In the fall of 2019, I spent my orientation attending as many events as I could pack into my schedule, exchanging chatter and contact information with anyone and everyone I met, and walking over 20,000 steps each day before collapsing, exhausted but giddy, into my bed.
The Class of 2020, on the other hand, saw their classmates for the first time as little squares on a computer screen. Students on campus were greeted not by President Pollack’s Schoellkopf Field speech, but by a quarantine period before being allowed to venture out onto the school grounds. Those students studying at home know even less about the atmosphere of the Cornell campus, about the first late-night foray into Bear Necessities and those initial awkward dorm room conversations.
Their college firsts have been disrupted in so many other ways as well. All classes have been modified to accommodate the new online format. I don’t care how much you love your major –– it’s hard to feel passionate about anything after you’ve been staring at a computer screen for six hours in a row, five days a week. Clubfest and club meetings were also moved online, and nearly all Cornell and Ithaca traditions, such as AppleFest or Homecoming weekend, were put on hold. Sacrificing enjoyment for public health was obviously necessary to keep Cornell open this school year, but it doesn’t make the transition to college any easier.
If Cornell opens up to in-person instruction this fall, Cornell should make it a priority to acclimate the Class of 2024 to the real Cornell experience and make up for some of the experiences that the pandemic snatched away.
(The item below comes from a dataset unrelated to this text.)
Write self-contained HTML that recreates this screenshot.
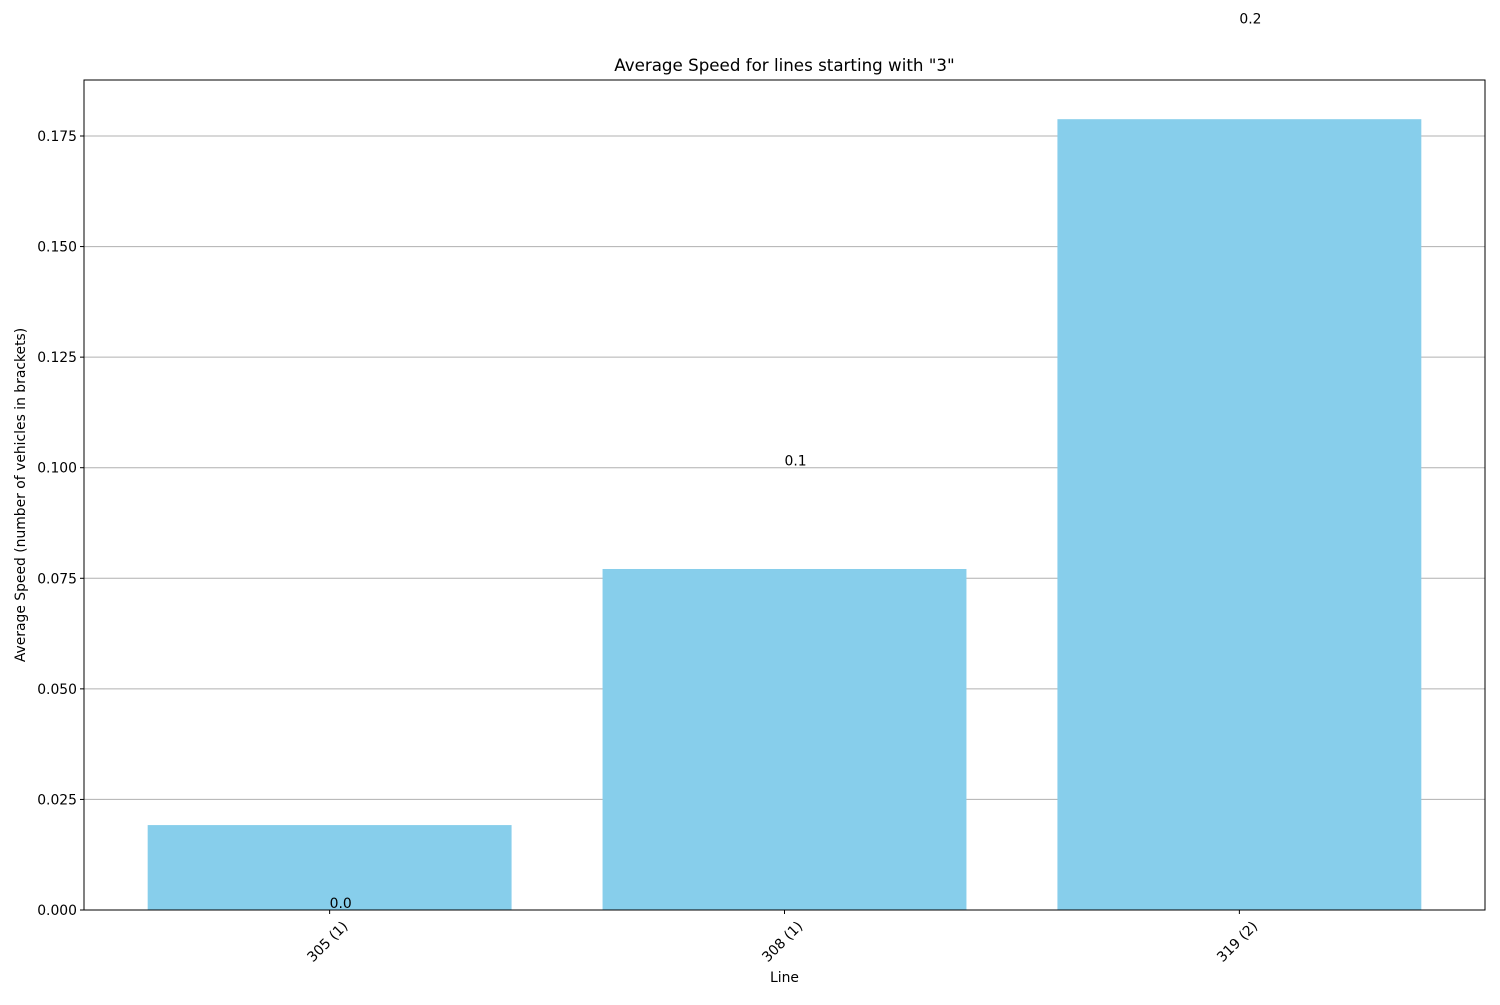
<!DOCTYPE html>
<html><head><meta charset="utf-8"><style>
body{margin:0;background:#fff;}
svg text{font-family:"DejaVu Sans","Liberation Sans",sans-serif;}
</style></head><body>
<svg id="chart" width="1500" height="1000" viewBox="0 0 1500 1000"></svg>
<script>
const categories = ["305 (1)", "308 (1)", "319 (2)"];
const speeds = [0.0192, 0.0771, 0.1788];
const yTicks = [0, 0.025, 0.05, 0.075, 0.1, 0.125, 0.15, 0.175];
const yTickLabels = ["0.000","0.025","0.050","0.075","0.100","0.125","0.150","0.175"];

const L=84,R=1485,T=80,B=910;
const yMax=0.18766, xMin=-0.54, xMax=2.54;
const ys=v=>B-(v/yMax)*(B-T);
const xs=v=>L+(v-xMin)/(xMax-xMin)*(R-L);
const NS="http://www.w3.org/2000/svg";
const svg=document.getElementById('chart');
function mk(tag,attrs,parent){const e=document.createElementNS(NS,tag);for(const k in attrs)e.setAttribute(k,attrs[k]);(parent||svg).appendChild(e);return e;}
const FS=13.9;

yTicks.forEach((t,i)=>{
  const g=mk('line',{x1:L,x2:R,y1:ys(t),y2:ys(t),stroke:'#b0b0b0','stroke-width':1});
  
  
  const tk=mk('line',{x1:L-4,x2:L,y1:ys(t),y2:ys(t),stroke:'#000','stroke-width':1});
  
  
  const lb=mk('text',{x:L-7,y:ys(t)+5,'text-anchor':'end','font-size':FS,fill:'#000'});
  lb.textContent=yTickLabels[i];
  
  
});
categories.forEach((c,i)=>{
  const w=xs(0.4)-xs(0);
  const b=mk('rect',{x:xs(i)-w,y:ys(speeds[i]),width:2*w,height:B-ys(speeds[i]),fill:'#87ceeb'});
  
  
  const r=Math.round(speeds[i]*10)/10;
  const v=mk('text',{x:xs(i),y:ys(r)-2,'text-anchor':'start','font-size':FS,fill:'#000'});
  v.textContent=r.toFixed(1);
  
  
  const tk=mk('line',{x1:xs(i),x2:xs(i),y1:B,y2:B+4,stroke:'#000','stroke-width':1});
  
  
  const ax=xs(i)+19, ay=B+17;
  const xl=mk('text',{x:ax,y:ay,'text-anchor':'end','font-size':FS,fill:'#000',transform:`rotate(-45 ${ax} ${ay})`});
  xl.textContent=c;
  
  
});
const fr=mk('rect',{x:L,y:T,width:R-L,height:B-T,fill:'none',stroke:'#000','stroke-width':1});


const ti=mk('text',{x:(L+R)/2,y:71,'text-anchor':'middle','font-size':16.7,fill:'#000'});
ti.textContent='Average Speed for lines starting with "3"';


const xt=mk('text',{x:(L+R)/2,y:982,'text-anchor':'middle','font-size':FS,fill:'#000'});
xt.textContent='Line';


const yt=mk('text',{x:25,y:(T+B)/2,'text-anchor':'middle','font-size':FS,fill:'#000',transform:`rotate(-90 25 ${(T+B)/2})`});
yt.textContent='Average Speed (number of vehicles in brackets)';


</script>
</body></html>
In addition to letting these students participate in orientation activities for the Class of 2025, they should also have access to exclusive orientation events, tours, social gatherings and advising sessions. Students who stayed remote the entire 2020-2021 school year especially deserve the time to connect with their peers in-person through these events. Just like every Cornellian before them has, the Class of 2024 should get the opportunity to receive in-person guidance with upperclassmen and faculty during those first few weeks. They should be able to attend orientation seminars on subjects like conducting research and study abroad. Learning the ins and outs of Cornell is hard enough during a normal semester, but having to do so for the first time during the coronavirus crisis posed difficulties that would have been unimaginable before.
Coming back to campus as Cornell reverts to its pre-pandemic state will pose new, completely different challenges. Most current freshmen had a high school senior year cut short, missing out on quintessential experiences such as graduation and prom. Now, these students have essentially lost out on a year of meeting friends, cultivating relationships with professors and making the most of the resources that come with being a Cornell student.
Last semester, I wrote about the sophomore slump and dealing with the burnout that comes from feeling like you need to start figuring your life out but not knowing where to start. I can only imagine how hard this period will be after spending freshman year in a state of pandemic-induced limbo. Our current freshmen are in the unenviable position of starting their Cornell journeys through a computer screen, and these students deserve more than to be shunted aside for the incoming batch of freshmen. Next year, more than ever, the University needs to step up and find ways to make these new sophomores feel supported as they start asking themselves questions about what they want to get out of college. The Class of 2024 still has three more years at Cornell — let’s not waste any more time and start making them count.